Friendships he made then soon gave him the life many New Yorkers fantasise. On Saturdays he held open house in a tiny walk-up apartment. People came: Paul and Jane Bowles, Anais Nin, and Lionel and Diana Trilling were among the first. Soon he found the two great lady loves of his life: Eleanora von Mendelssohn, the composer's descendant (and Eleanora Duse's god-daughter), and the actress Penelope Dudley Ward. He and Gray Foy, his companion of 47 years, met at a birthday party Lerman threw (now in his Lexington Avenue brownstone) for Pierre Balmain in 1947. The parties grew legendary: year after year, until they left the house in 1967 for a capacious apartment in the historic Osborne Building, celebrated friends gathered. People recall Auden tending bar, Marlene Dietrich emptying ashtrays, Maria Callas (perhaps the last towering heroic figure in Lerman's life) presiding near the fire, Truman Capote (an early discovery) doing a Follies-girl dance; and endless others - among the British were Henry Green, Evelyn Waugh, Frederick Ashton, Alicia Markova, Cecil Beaton, Margot Fonteyn.

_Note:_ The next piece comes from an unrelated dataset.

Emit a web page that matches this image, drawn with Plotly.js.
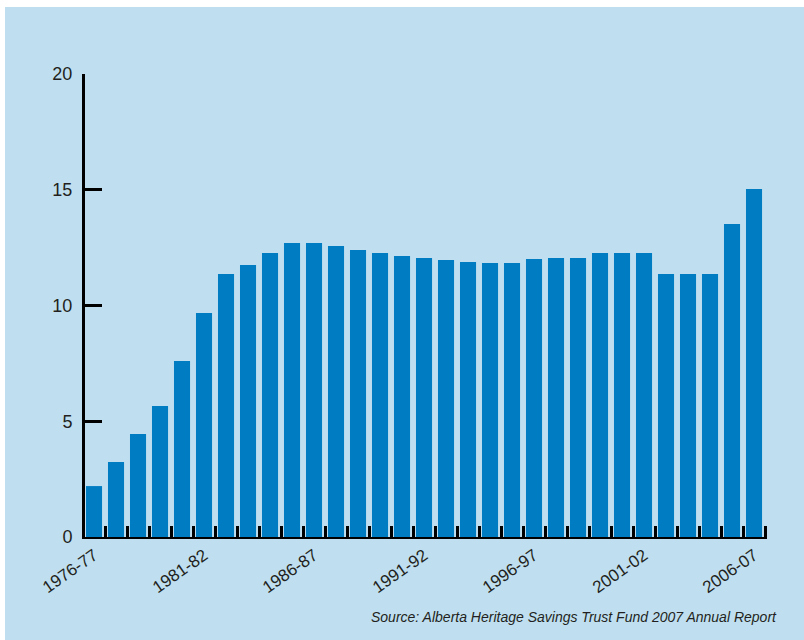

How did he charm so many? He had read omnivorously. One winter, sorting with him the mountain of books in his study, we stacked great towers with labels like 'Empresses', 'Lost Ladies', Great Disasters'. But if he sometimes dreamed he lived in Proust's milieu, or even in the ancien regime, he never concealed his humbler aspects. 'I learnt early on if you weren't pretty you had to be funny,' he would say. When I came to work for him in 1981, he had perfected his grand, patrician facade, but inside dwelt some saucy types: a baggy-pants comic, a song-and-dance man, a joker with Shakespearian punch lines. 'Let me tease you,' he often pleaded. Head rolled back, eyes closed, he would rock and holler with laughter.

In pocket spiral notebooks he continually recorded his experiences and notions. His appetite for conversation - and gossip - was insatiable. Encounters began with him asking what or whom you had seen: 'Tell me all]' he would say. When his questions had recalled every detail he inevitably asked, 'What else?'

Not a Pollyanna, when he saw bad things he shunned them, even superstitiously. The worst people he called collaborators: the Holocaust had affected him deeply. But his writing never disparaged. Early columns for Vogue, called 'Before Bandwagons', delightedly asked his readers to join in something wonderful. And part of his standing in magazine publishing rests on how much he discovered to celebrate. Concurrently in the Forties and Fifties, hitting his stride, he wrote on different topics for half a dozen publications: theatre, dance, children's books, opera, notes for the Philharmonic, even record sleeve notes. He alone is reputed to have worked simultaneously for Allene Talmey at Vogue and her fierce rival Carmel Snow at Bazaar. 'I was their darling,' he would say, 'They all thought I was this old thing. Little did they know how long you can stay old.'

He loved the Metropolitan Museum, in New York, and wrote a history of it. What he liked best - better than writing - was research. For every article, great heaps of background always had to be found by us for him. Scribbling in his own shorthand on foolscap, he recorded some vivid quotations, made associations - for texture, colour and light especially, found his opening and closing, then waited . . . waited . . . until the deadline was terrifyingly close. Suddenly, he precipitated. Pecking with two index fingers at his manual Underwood, calling me to read him definitions of words, avoiding the lapidary by spiking his prose with slang and hyphenated hybrids, he wrote one draft, matching to the letter whatever shape the art department had cut. Always a tour de force. He read it to his staff, took his bows, and went home.

He struggled heroically to keep his eyesight for his last 45 years. His passion for purple began 20 years ago after an ophthalmologist's promise he would see that colour still when his eyes lost the others. Leo knew that the royal colour flattered him, as did its eccentricity. He found lavender shirts and accessories and wrote only in purple ink.

At the theatre, he would say that while others were infuriated with a performance, his mind's eye had shown him a greater one of some forty 40 years before.